NSA secretly accessed main Google, Yahoo data center links

Latest: The spy agency, working behind backs of tech giants, has positioned itself to intercept millions of emails

Published October 30, 2013 5:30PM (EDT)

   (Shutterstock)
(Shutterstock)

Edward Snowden's NSA leaks have not only revealed the vast reaches of the U.S. government's surveillance operations, but in so doing they have revealed an ideology at the heart of the national security surveillance state: A megalomaniacal hoarding complex that de facto treats every and any individual as a potential threat. How many times will we hear that it's about being able to "connect the dots"?

So again with the latest bombshell revelation: The NSA, the Washington Post reported Wednesday from documents leaked by Ed Snowden, has secretly intercepted the main links connecting Google and Yahoo data centers around the world. "By tapping those links, the agency has positioned itself to collect at will from among hundreds of millions of user accounts, many of them belonging to Americans. The NSA does not keep everything it collects, but it keeps a lot," the Post reported.
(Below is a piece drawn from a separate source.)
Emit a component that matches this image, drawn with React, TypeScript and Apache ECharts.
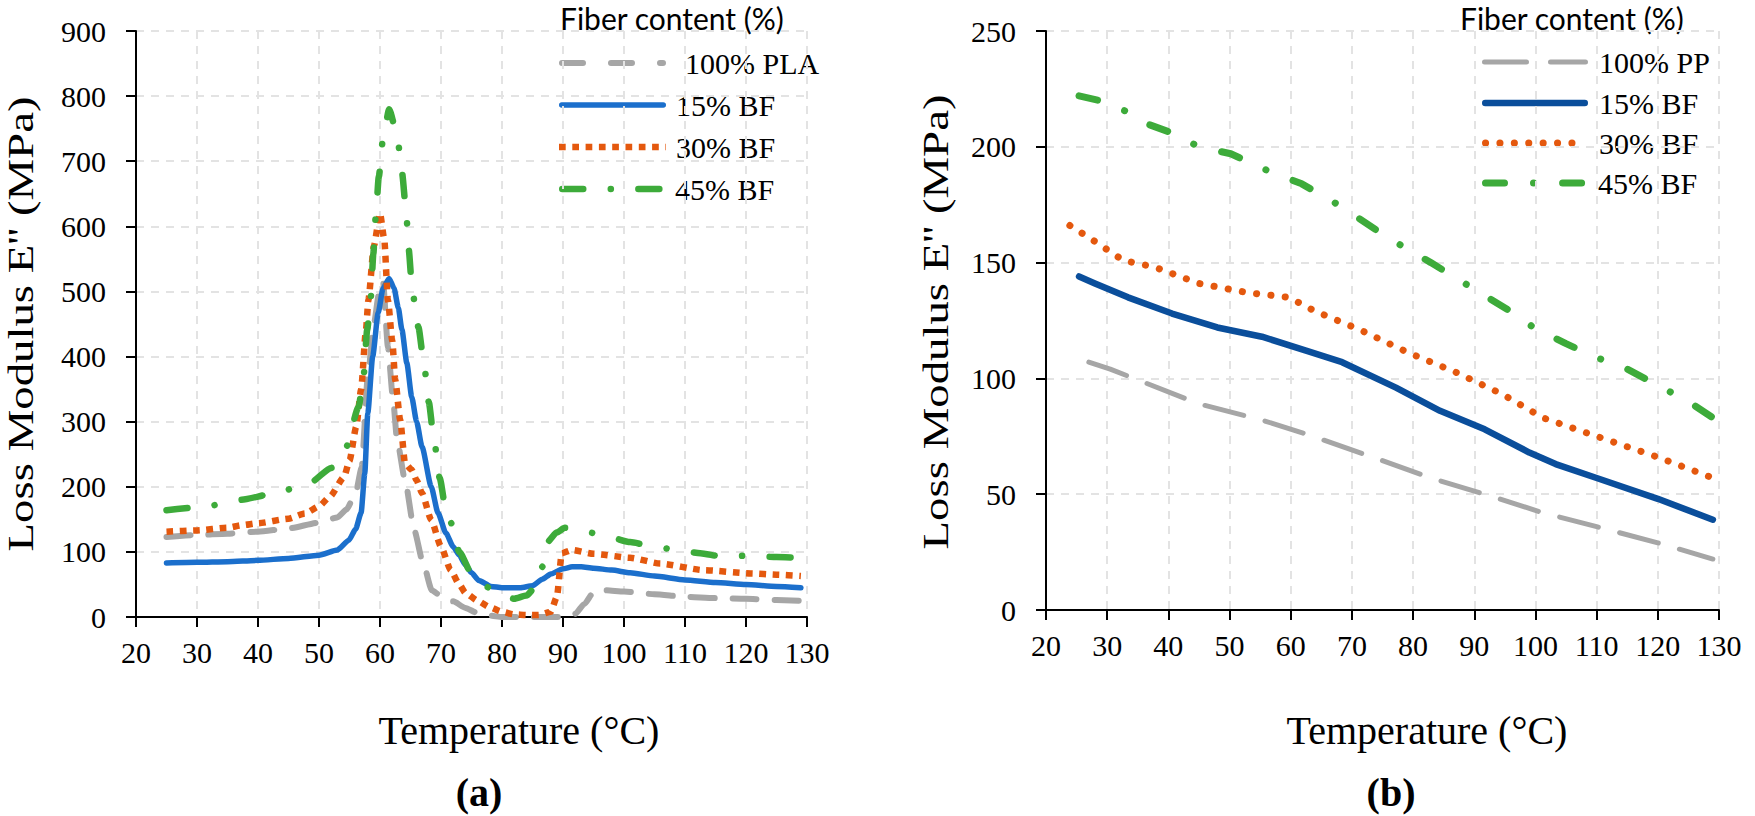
import React, { useEffect, useRef } from "react";
import * as echarts from "echarts";

// ---------- Chart (a): PLA composites ----------
const A_PLA_T = [25, 30, 35, 40, 45, 50, 53, 54.5, 56, 57, 58, 59, 59.8, 60.5, 61.3, 62.1, 62.8, 64.1, 65.6, 67, 68.5, 70, 72, 74, 76, 78, 80, 83, 86, 89, 90.5, 92, 93.5, 95, 97, 100, 105, 110, 115, 120, 125, 129];
const A_PLA_E = [123, 126, 128, 131, 136, 145, 153, 165, 190, 230, 369, 450, 495, 515, 415, 338, 272, 210, 134, 85, 41, 32, 24, 14, 6, 2, 0, 0, 0, 0, 0, 5, 20, 38, 41, 39, 35, 31, 29, 28, 26, 25];

const A_BF15_T = [25, 30, 35, 40, 45, 50, 53, 54.9, 56, 56.9, 57.5, 58, 58.8, 59.7, 60.5, 61.5, 62.3, 63, 63.6, 64.4, 65.2, 66, 66.9, 68.4, 69.5, 70.8, 72, 73, 74, 75, 76.2, 78.2, 80, 83, 85, 86.6, 88, 90, 91.5, 93, 95, 98, 101, 105, 110, 115, 120, 125, 129];
const A_BF15_E = [83, 84, 85, 87, 90, 95, 103, 118, 135, 160, 220, 313, 400, 467, 505, 520, 505, 475, 441, 390, 338, 300, 261, 200, 160, 129, 108, 95, 80, 68, 56, 47, 45, 45, 48, 58, 66, 74, 77, 77, 75, 72, 68, 63, 57, 53, 50, 47, 45];

const A_BF30_T = [25, 30, 35, 37.4, 40, 45, 47.7, 50, 51.8, 54.1, 55, 56.1, 56.9, 57.7, 58.1, 59, 60, 60.7, 61.3, 62, 62.5, 63.3, 64.1, 65.2, 66, 66.9, 68.4, 70, 71.6, 73, 74, 76, 78, 80, 82, 84, 86, 88, 89, 89.8, 91.5, 95, 101, 106, 113, 120.8, 125, 129];
const A_BF30_E = [131, 133, 137, 141, 144, 151, 159, 170, 185, 215, 240, 292, 349, 441, 487, 570, 620, 580, 487, 425, 364, 303, 236, 226, 210, 190, 149, 108, 72, 50, 37, 25, 15, 8, 4, 3, 3, 8, 31, 98, 103, 97, 91, 82, 72, 67, 65, 63];

const A_BF45_T = [25, 31, 37.2, 42.8, 48.5, 52, 54.4, 56.5, 57.3, 57.9, 58.5, 58.9, 59.3, 59.8, 60.5, 61.5, 62.8, 63.6, 64.3, 64.7, 65.3, 66.3, 67.2, 68, 68.8, 69.8, 70.7, 71.6, 73, 75, 77.9, 79.5, 82, 84, 86, 86.6, 87.4, 89, 90.3, 93.8, 97.5, 101, 105, 108.7, 112.5, 116, 120, 125, 129];
const A_BF45_E = [164, 169, 180, 190, 206, 229, 260, 323, 369, 441, 492, 557, 615, 676, 735, 780, 741, 683, 622, 565, 500, 445, 390, 330, 276, 213, 170, 145, 100, 67, 45, 38, 28, 33, 52, 77, 115, 130, 137, 131, 123, 115, 108, 103, 98, 93, 94, 92, 91];

// ---------- Chart (b): PP composites ----------
const B_PP_T = [27, 30.5, 36.3, 45, 55.3, 62.5, 73.4, 82.9, 91.7, 101.2, 110, 120, 129];
const B_PP_E = [107, 104, 98, 89, 82, 76, 66, 57, 50, 42, 36, 29, 22];

const B_BF15_T = [25.4, 28, 33.4, 40.6, 48, 55.3, 62.5, 68.4, 77.2, 84.4, 91.7, 99, 103.3, 110, 120, 129];
const B_BF15_E = [144, 141, 135, 128, 122, 118, 112, 107, 96, 86, 78, 68, 63, 57, 48, 39];

const B_BF30_T = [23.9, 27.5, 32.6, 37.8, 45, 53, 59.7, 64, 71.3, 79.3, 86.7, 94.7, 101.2, 110, 120, 129];
const B_BF30_E = [166, 160, 151, 148, 141, 137, 135, 129, 121, 111, 103, 93, 83, 75, 66, 57];

const B_BF45_T = [25.4, 28.7, 33.4, 36.4, 40.6, 45, 50.2, 56, 61.8, 68.4, 75.7, 82.9, 90.3, 95.3, 99.7, 105, 110, 115, 120, 125, 129];
const B_BF45_E = [222, 220, 215, 210, 206, 200, 197, 190, 184, 174, 161, 150, 138, 130, 122, 115, 109, 104, 97, 90, 83];

const LEGEND_A = ["100% PLA", "15% BF", "30% BF", "45% BF"];
const LEGEND_B = ["100% PP", "15% BF", "30% BF", "45% BF"];
const LEGEND_TITLE = "Fiber content (%)";
const X_TITLE = "Temperature (°C)";
const Y_TITLE = "Loss Modulus E'' (MPa)";

const pairs = (t: number[], e: number[]) => t.map((v, i) => [v, e[i]]);

const SERIF = "Liberation Serif";
const GREY = "#a6a6a6";
const BLUE_A = "#1b6fcc";
const BLUE_B = "#0a4e9b";
const ORANGE = "#e4580e";
const GREEN = "#3dab3a";

// line styles of the plotted curves (chart a, chart b); legend dash = sample pattern
const STY_A = [
  { color: GREY, width: 6, type: [24, 18], legendDash: [21, 28], cap: "round" },
  { color: BLUE_A, width: 5.5, type: "solid", cap: "round" },
  { color: ORANGE, width: 6.5, type: [6.7, 6.6], legendDash: [6.7, 6.6], cap: "butt" },
  { color: GREEN, width: 6.5, type: [21, 27.5, 0.1, 27.5], legendDash: [21, 27.5, 0.1, 27.5], cap: "round" },
];
const STY_B = [
  { color: GREY, width: 5, type: [40, 22], legendDash: [42, 24], cap: "round" },
  { color: BLUE_B, width: 6.5, type: "solid", cap: "round" },
  { color: ORANGE, width: 7, type: [0.1, 14.3], legendDash: [0.1, 14.3], cap: "round" },
  { color: GREEN, width: 7, type: [19, 29, 0.1, 29], legendDash: [19, 29, 0.1, 29], cap: "round" },
];

const GRID_LINE = { color: "#e3e3e3", width: 2, type: [8, 7] };

function xAxis(gridIndex: number) {
  return {
    type: "value",
    gridIndex,
    min: 20,
    max: 130,
    interval: 10,
    axisLine: { show: true, onZero: false, lineStyle: { color: "#000", width: 2 } },
    axisTick: { show: true, length: 10, lineStyle: { color: "#000", width: 2 } },
    axisLabel: { color: "#000", fontFamily: SERIF, fontSize: 30, margin: 20 },
    splitLine: { show: true, lineStyle: GRID_LINE },
  };
}
function yAxis(gridIndex: number, max: number, interval: number) {
  return {
    type: "value",
    gridIndex,
    min: 0,
    max,
    interval,
    axisLine: { show: true, onZero: false, lineStyle: { color: "#000", width: 2 } },
    axisTick: { show: true, length: 10, lineStyle: { color: "#000", width: 2 } },
    axisLabel: { color: "#000", fontFamily: SERIF, fontSize: 30, margin: 30 },
    splitLine: { show: true, lineStyle: GRID_LINE },
  };
}

function lineSeries(name: string, idx: number, data: number[][], sty: any, smooth: number | boolean) {
  return {
    name,
    type: "line",
    xAxisIndex: idx,
    yAxisIndex: idx,
    data,
    showSymbol: false,
    symbol: "none",
    smooth,
    smoothMonotone: "x",
    lineStyle: { color: sty.color, width: sty.width, type: sty.type, cap: sty.cap, join: "round" },
    silent: true,
  };
}

function legendGraphics(
  labels: string[],
  styles: any[],
  titleX: number,
  lineX1: number,
  lineX2: number,
  textXs: number[],
  ys: number[]
) {
  const els: any[] = [
    {
      type: "text",
      x: titleX,
      y: 3,
      style: { text: LEGEND_TITLE, fontFamily: "Lato", fontSize: 30, fill: "#000", align: "left", verticalAlign: "top" },
    },
  ];
  labels.forEach((lab, i) => {
    const s = styles[i];
    const cap = s.cap;
    const inset = cap === "round" ? s.width / 2 : 0;
    els.push({
      type: "line",
      shape: { x1: lineX1 + inset, y1: ys[i], x2: lineX2 - inset, y2: ys[i] },
      style: {
        stroke: s.color,
        lineWidth: s.width,
        lineDash: s.type === "solid" ? null : s.legendDash,
        lineCap: cap,
      },
    });
    els.push({
      type: "text",
      x: textXs[i],
      y: ys[i],
      style: { text: lab, fontFamily: SERIF, fontSize: 30, fill: "#000", align: "left", verticalAlign: "middle" },
    });
  });
  return els;
}

export default function App() {
  const ref = useRef<HTMLDivElement>(null);
  useEffect(() => {
    document.body.style.margin = "0";
    const chart = echarts.init(ref.current as HTMLDivElement, undefined, { renderer: "svg" });
    const option: any = {
      animation: false,
      backgroundColor: "#ffffff",
      grid: [
        { left: 136, top: 31, width: 671, height: 586 },
        { left: 1046, top: 31, width: 673, height: 579 },
      ],
      xAxis: [xAxis(0), xAxis(1)],
      yAxis: [yAxis(0, 900, 100), yAxis(1, 250, 50)],
      series: [
        lineSeries("a-" + LEGEND_A[0], 0, pairs(A_PLA_T, A_PLA_E), STY_A[0], 0.2),
        lineSeries("a-" + LEGEND_A[1], 0, pairs(A_BF15_T, A_BF15_E), STY_A[1], 0.2),
        lineSeries("a-" + LEGEND_A[2], 0, pairs(A_BF30_T, A_BF30_E), STY_A[2], 0.2),
        lineSeries("a-" + LEGEND_A[3], 0, pairs(A_BF45_T, A_BF45_E), STY_A[3], 0.2),
        lineSeries("b-" + LEGEND_B[0], 1, pairs(B_PP_T, B_PP_E), STY_B[0], false),
        lineSeries("b-" + LEGEND_B[1], 1, pairs(B_BF15_T, B_BF15_E), STY_B[1], false),
        lineSeries("b-" + LEGEND_B[2], 1, pairs(B_BF30_T, B_BF30_E), STY_B[2], false),
        lineSeries("b-" + LEGEND_B[3], 1, pairs(B_BF45_T, B_BF45_E), STY_B[3], false),
      ],
      graphic: [
        // y-axis titles
        {
          type: "text",
          x: 21,
          y: 324,
          rotation: Math.PI / 2,
          scaleX: 1.3,
          style: { text: Y_TITLE, fontFamily: SERIF, fontSize: 36, fill: "#000", align: "center", verticalAlign: "middle" },
        },
        {
          type: "text",
          x: 936,
          y: 322,
          rotation: Math.PI / 2,
          scaleX: 1.3,
          style: { text: Y_TITLE, fontFamily: SERIF, fontSize: 36, fill: "#000", align: "center", verticalAlign: "middle" },
        },
        // x-axis titles
        {
          type: "text",
          x: 519,
          y: 730,
          style: { text: X_TITLE, fontFamily: SERIF, fontSize: 40, fill: "#000", align: "center", verticalAlign: "middle" },
        },
        {
          type: "text",
          x: 1427,
          y: 730,
          style: { text: X_TITLE, fontFamily: SERIF, fontSize: 40, fill: "#000", align: "center", verticalAlign: "middle" },
        },
        // panel labels
        {
          type: "text",
          x: 479,
          y: 792,
          style: { text: "(a)", fontFamily: SERIF, fontSize: 40, fontWeight: "bold", fill: "#000", align: "center", verticalAlign: "middle" },
        },
        {
          type: "text",
          x: 1391,
          y: 792,
          style: { text: "(b)", fontFamily: SERIF, fontSize: 40, fontWeight: "bold", fill: "#000", align: "center", verticalAlign: "middle" },
        },
        ...legendGraphics(LEGEND_A, STY_A, 560, 559, 666, [685, 676, 676, 675], [63, 105, 147, 189]),
        ...legendGraphics(LEGEND_B, STY_B, 1460, 1482, 1588, [1599, 1599, 1599, 1598], [62, 103, 143, 183]),
      ],
    };
    chart.setOption(option);
    return () => chart.dispose();
  }, []);
  return <div ref={ref} style={{ width: 1755, height: 816 }} />;
}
Google and Yahoo users attuned to privacy and surveillance issues have long known that their communications through these tech giants' systems are not inured to government spycraft. The firms admit to compliance with most government demands for user data. The Washington Post's report Wednesday, however, adds something important and new: The NSA not only relies on compliant tech behemoths handing over data, it is also working behind their backs to position itself to access user data at will and without even the veil of judicial process provided by the already shady FISC spy court. The NSA, essentially, is going in both the front door and the backdoor and helping itself to millions of users' private communications data.

Via WaPo:

In the preceding 30 days, the report said, field collectors had processed and sent back 181,280,466 new records — ranging from “metadata,” which would indicate who sent or received e-mails and when, to content such as text, audio and video.

The NSA’s principal tool to exploit the data links is a project called MUSCULAR, operated jointly with the agency’s British counterpart, GCHQ. From undisclosed interception points, the NSA and GCHQ are copying entire data flows across fiber-optic cables that carry information between the data centers of the Silicon Valley giants.

The infiltration is especially striking because the NSA, under a separate program known as PRISM, has front-door access to Google and Yahoo user accounts through a court-approved process.

This latest revelation adds to the emerging picture of the NSA as a rogue force, with scant regard even for its business partners in the surveillance nexus, like Google and Yahoo. The spy agency is using every possible framework to hoard as much data as possible -- working through FISC-approved processes as well as exploits based around the world and outside the remit of such legal restrictions on data collection.

Commenting on the news about the so-called Google Cloud Exploitation, Google expressed concern, noting it was “troubled by allegations of the government intercepting traffic between our data centers, and [the company was] not aware of this activity.”

The latest revelations also serve to highlight potential limitations of proposed legislation aimed at curbing NSA mass data collection. The (absurdly named) USA Freedom Act introduced to the House Tuesday with strong lawmaker and civil liberties groups' support, for example, seeks to restrict programs like PRISM. But Snowden's ongoing leaks show again and again that the spy agency is working through a vast variety of programs -- some even more covert than others -- to have near total access to global communications data. Keeping tabs on the agency's backdoor infiltration efforts would be a mammoth task indeed.

As John Schindler, a former NSA chief analyst and supporter, told the Post, "Look, NSA has platoons of lawyers and their entire job is figuring out how to stay within the law and maximize collection by exploiting every loophole.” Data hoarding is not just an NSA practice, it's part of a paranoid national security ideology; even the great enabler of the surveillance state, Google, didn't know how deep it ran.